** Start of Data block **

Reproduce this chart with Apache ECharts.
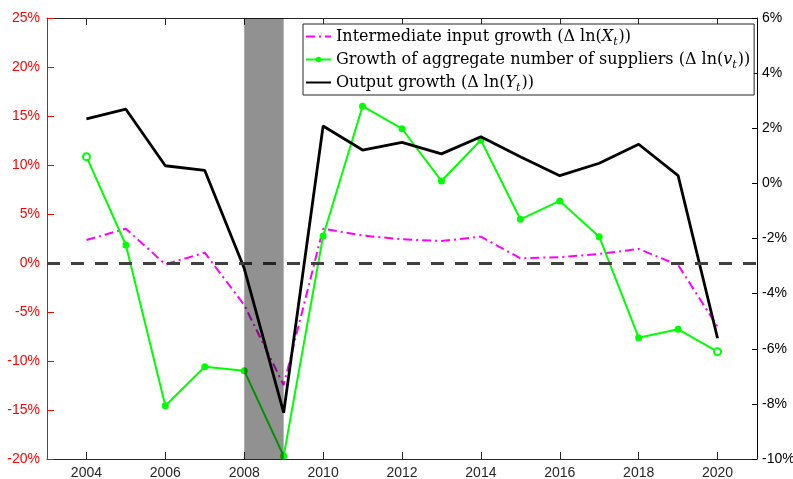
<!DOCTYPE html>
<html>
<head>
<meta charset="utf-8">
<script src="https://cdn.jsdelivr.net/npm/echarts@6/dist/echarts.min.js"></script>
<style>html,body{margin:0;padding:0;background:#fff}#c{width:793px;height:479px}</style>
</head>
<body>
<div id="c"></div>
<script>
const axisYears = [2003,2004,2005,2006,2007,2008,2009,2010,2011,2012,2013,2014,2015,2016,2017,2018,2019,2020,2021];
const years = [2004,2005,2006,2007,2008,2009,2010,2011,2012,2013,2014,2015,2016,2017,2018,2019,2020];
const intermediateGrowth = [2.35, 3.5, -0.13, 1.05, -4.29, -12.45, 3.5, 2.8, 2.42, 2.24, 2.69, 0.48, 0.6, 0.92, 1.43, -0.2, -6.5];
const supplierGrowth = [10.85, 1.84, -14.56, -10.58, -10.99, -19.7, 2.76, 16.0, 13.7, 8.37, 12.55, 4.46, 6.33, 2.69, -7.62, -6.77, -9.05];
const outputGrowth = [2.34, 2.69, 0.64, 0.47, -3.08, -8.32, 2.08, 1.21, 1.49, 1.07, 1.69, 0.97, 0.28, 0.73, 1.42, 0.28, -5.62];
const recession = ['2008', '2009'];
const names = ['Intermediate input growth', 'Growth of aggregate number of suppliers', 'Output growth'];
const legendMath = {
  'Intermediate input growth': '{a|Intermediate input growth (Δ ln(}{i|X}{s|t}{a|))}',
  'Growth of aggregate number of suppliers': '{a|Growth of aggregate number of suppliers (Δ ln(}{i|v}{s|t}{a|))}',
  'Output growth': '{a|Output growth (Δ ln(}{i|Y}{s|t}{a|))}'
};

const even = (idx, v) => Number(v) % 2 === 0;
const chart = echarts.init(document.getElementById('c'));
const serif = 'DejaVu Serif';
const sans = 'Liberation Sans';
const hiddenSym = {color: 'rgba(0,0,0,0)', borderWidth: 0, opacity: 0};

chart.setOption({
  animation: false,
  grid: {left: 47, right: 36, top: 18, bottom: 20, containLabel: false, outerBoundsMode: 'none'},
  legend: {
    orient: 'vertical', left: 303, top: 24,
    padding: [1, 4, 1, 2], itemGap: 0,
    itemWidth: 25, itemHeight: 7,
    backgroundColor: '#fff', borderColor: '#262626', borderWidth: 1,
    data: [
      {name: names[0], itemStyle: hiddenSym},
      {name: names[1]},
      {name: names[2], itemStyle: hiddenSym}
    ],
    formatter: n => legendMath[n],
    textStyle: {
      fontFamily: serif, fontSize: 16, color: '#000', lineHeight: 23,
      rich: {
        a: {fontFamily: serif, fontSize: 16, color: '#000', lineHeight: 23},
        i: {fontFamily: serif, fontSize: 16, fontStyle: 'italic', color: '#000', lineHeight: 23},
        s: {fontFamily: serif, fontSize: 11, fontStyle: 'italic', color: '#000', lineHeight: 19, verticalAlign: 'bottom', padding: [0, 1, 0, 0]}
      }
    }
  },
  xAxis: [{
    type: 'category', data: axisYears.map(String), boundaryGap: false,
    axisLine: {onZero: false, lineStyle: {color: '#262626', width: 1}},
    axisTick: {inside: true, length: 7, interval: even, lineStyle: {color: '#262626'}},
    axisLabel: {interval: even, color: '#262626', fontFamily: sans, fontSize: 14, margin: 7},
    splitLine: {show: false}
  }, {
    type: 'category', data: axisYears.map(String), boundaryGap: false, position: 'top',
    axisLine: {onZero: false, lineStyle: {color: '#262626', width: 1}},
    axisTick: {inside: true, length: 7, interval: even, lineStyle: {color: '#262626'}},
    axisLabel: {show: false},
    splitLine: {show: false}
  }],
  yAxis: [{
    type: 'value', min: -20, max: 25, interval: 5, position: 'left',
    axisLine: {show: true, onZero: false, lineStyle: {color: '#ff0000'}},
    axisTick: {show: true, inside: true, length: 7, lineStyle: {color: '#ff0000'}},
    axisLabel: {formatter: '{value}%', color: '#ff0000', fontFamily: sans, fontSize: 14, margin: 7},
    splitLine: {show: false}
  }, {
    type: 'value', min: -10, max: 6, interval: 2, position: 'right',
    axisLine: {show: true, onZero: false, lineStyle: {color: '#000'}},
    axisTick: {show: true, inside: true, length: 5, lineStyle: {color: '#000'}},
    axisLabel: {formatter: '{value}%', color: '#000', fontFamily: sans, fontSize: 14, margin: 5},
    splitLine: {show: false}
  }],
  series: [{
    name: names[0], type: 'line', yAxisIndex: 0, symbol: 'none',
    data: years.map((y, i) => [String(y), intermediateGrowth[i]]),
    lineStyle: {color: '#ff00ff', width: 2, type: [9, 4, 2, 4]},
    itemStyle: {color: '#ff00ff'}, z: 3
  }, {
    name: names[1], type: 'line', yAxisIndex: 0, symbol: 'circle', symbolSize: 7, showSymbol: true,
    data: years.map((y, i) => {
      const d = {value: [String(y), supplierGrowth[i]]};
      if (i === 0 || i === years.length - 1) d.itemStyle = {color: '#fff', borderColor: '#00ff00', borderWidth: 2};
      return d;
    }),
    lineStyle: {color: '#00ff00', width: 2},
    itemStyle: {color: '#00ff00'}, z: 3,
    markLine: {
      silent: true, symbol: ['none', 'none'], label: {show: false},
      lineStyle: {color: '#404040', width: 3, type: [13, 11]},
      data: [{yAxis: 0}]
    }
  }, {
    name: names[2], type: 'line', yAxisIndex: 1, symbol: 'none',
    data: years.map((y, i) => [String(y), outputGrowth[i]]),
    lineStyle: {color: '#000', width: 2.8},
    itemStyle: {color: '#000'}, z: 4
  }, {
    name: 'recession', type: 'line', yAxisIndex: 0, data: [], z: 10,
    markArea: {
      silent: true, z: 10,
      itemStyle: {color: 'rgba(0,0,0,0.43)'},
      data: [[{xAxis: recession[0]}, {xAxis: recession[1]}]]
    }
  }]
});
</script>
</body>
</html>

** End of Data block **

**The problem:** Copy out each line exactly, without the pictures.

**Solution to this exercise:**
Reproduce this chart with Apache ECharts.
<!DOCTYPE html>
<html>
<head>
<meta charset="utf-8">
<script src="https://cdn.jsdelivr.net/npm/echarts@6/dist/echarts.min.js"></script>
<style>html,body{margin:0;padding:0;background:#fff}#c{width:793px;height:479px}</style>
</head>
<body>
<div id="c"></div>
<script>
const axisYears = [2003,2004,2005,2006,2007,2008,2009,2010,2011,2012,2013,2014,2015,2016,2017,2018,2019,2020,2021];
const years = [2004,2005,2006,2007,2008,2009,2010,2011,2012,2013,2014,2015,2016,2017,2018,2019,2020];
const intermediateGrowth = [2.35, 3.5, -0.13, 1.05, -4.29, -12.45, 3.5, 2.8, 2.42, 2.24, 2.69, 0.48, 0.6, 0.92, 1.43, -0.2, -6.5];
const supplierGrowth = [10.85, 1.84, -14.56, -10.58, -10.99, -19.7, 2.76, 16.0, 13.7, 8.37, 12.55, 4.46, 6.33, 2.69, -7.62, -6.77, -9.05];
const outputGrowth = [2.34, 2.69, 0.64, 0.47, -3.08, -8.32, 2.08, 1.21, 1.49, 1.07, 1.69, 0.97, 0.28, 0.73, 1.42, 0.28, -5.62];
const recession = ['2008', '2009'];
const names = ['Intermediate input growth', 'Growth of aggregate number of suppliers', 'Output growth'];
const legendMath = {
  'Intermediate input growth': '{a|Intermediate input growth (Δ ln(}{i|X}{s|t}{a|))}',
  'Growth of aggregate number of suppliers': '{a|Growth of aggregate number of suppliers (Δ ln(}{i|v}{s|t}{a|))}',
  'Output growth': '{a|Output growth (Δ ln(}{i|Y}{s|t}{a|))}'
};

const even = (idx, v) => Number(v) % 2 === 0;
const chart = echarts.init(document.getElementById('c'));
const serif = 'DejaVu Serif';
const sans = 'Liberation Sans';
const hiddenSym = {color: 'rgba(0,0,0,0)', borderWidth: 0, opacity: 0};

chart.setOption({
  animation: false,
  grid: {left: 47, right: 36, top: 18, bottom: 20, containLabel: false, outerBoundsMode: 'none'},
  legend: {
    orient: 'vertical', left: 303, top: 24,
    padding: [1, 4, 1, 2], itemGap: 0,
    itemWidth: 25, itemHeight: 7,
    backgroundColor: '#fff', borderColor: '#262626', borderWidth: 1,
    data: [
      {name: names[0], itemStyle: hiddenSym},
      {name: names[1]},
      {name: names[2], itemStyle: hiddenSym}
    ],
    formatter: n => legendMath[n],
    textStyle: {
      fontFamily: serif, fontSize: 16, color: '#000', lineHeight: 23,
      rich: {
        a: {fontFamily: serif, fontSize: 16, color: '#000', lineHeight: 23},
        i: {fontFamily: serif, fontSize: 16, fontStyle: 'italic', color: '#000', lineHeight: 23},
        s: {fontFamily: serif, fontSize: 11, fontStyle: 'italic', color: '#000', lineHeight: 19, verticalAlign: 'bottom', padding: [0, 1, 0, 0]}
      }
    }
  },
  xAxis: [{
    type: 'category', data: axisYears.map(String), boundaryGap: false,
    axisLine: {onZero: false, lineStyle: {color: '#262626', width: 1}},
    axisTick: {inside: true, length: 7, interval: even, lineStyle: {color: '#262626'}},
    axisLabel: {interval: even, color: '#262626', fontFamily: sans, fontSize: 14, margin: 7},
    splitLine: {show: false}
  }, {
    type: 'category', data: axisYears.map(String), boundaryGap: false, position: 'top',
    axisLine: {onZero: false, lineStyle: {color: '#262626', width: 1}},
    axisTick: {inside: true, length: 7, interval: even, lineStyle: {color: '#262626'}},
    axisLabel: {show: false},
    splitLine: {show: false}
  }],
  yAxis: [{
    type: 'value', min: -20, max: 25, interval: 5, position: 'left',
    axisLine: {show: true, onZero: false, lineStyle: {color: '#ff0000'}},
    axisTick: {show: true, inside: true, length: 7, lineStyle: {color: '#ff0000'}},
    axisLabel: {formatter: '{value}%', color: '#ff0000', fontFamily: sans, fontSize: 14, margin: 7},
    splitLine: {show: false}
  }, {
    type: 'value', min: -10, max: 6, interval: 2, position: 'right',
    axisLine: {show: true, onZero: false, lineStyle: {color: '#000'}},
    axisTick: {show: true, inside: true, length: 5, lineStyle: {color: '#000'}},
    axisLabel: {formatter: '{value}%', color: '#000', fontFamily: sans, fontSize: 14, margin: 5},
    splitLine: {show: false}
  }],
  series: [{
    name: names[0], type: 'line', yAxisIndex: 0, symbol: 'none',
    data: years.map((y, i) => [String(y), intermediateGrowth[i]]),
    lineStyle: {color: '#ff00ff', width: 2, type: [9, 4, 2, 4]},
    itemStyle: {color: '#ff00ff'}, z: 3
  }, {
    name: names[1], type: 'line', yAxisIndex: 0, symbol: 'circle', symbolSize: 7, showSymbol: true,
    data: years.map((y, i) => {
      const d = {value: [String(y), supplierGrowth[i]]};
      if (i === 0 || i === years.length - 1) d.itemStyle = {color: '#fff', borderColor: '#00ff00', borderWidth: 2};
      return d;
    }),
    lineStyle: {color: '#00ff00', width: 2},
    itemStyle: {color: '#00ff00'}, z: 3,
    markLine: {
      silent: true, symbol: ['none', 'none'], label: {show: false},
      lineStyle: {color: '#404040', width: 3, type: [13, 11]},
      data: [{yAxis: 0}]
    }
  }, {
    name: names[2], type: 'line', yAxisIndex: 1, symbol: 'none',
    data: years.map((y, i) => [String(y), outputGrowth[i]]),
    lineStyle: {color: '#000', width: 2.8},
    itemStyle: {color: '#000'}, z: 4
  }, {
    name: 'recession', type: 'line', yAxisIndex: 0, data: [], z: 10,
    markArea: {
      silent: true, z: 10,
      itemStyle: {color: 'rgba(0,0,0,0.43)'},
      data: [[{xAxis: recession[0]}, {xAxis: recession[1]}]]
    }
  }]
});
</script>
</body>
</html>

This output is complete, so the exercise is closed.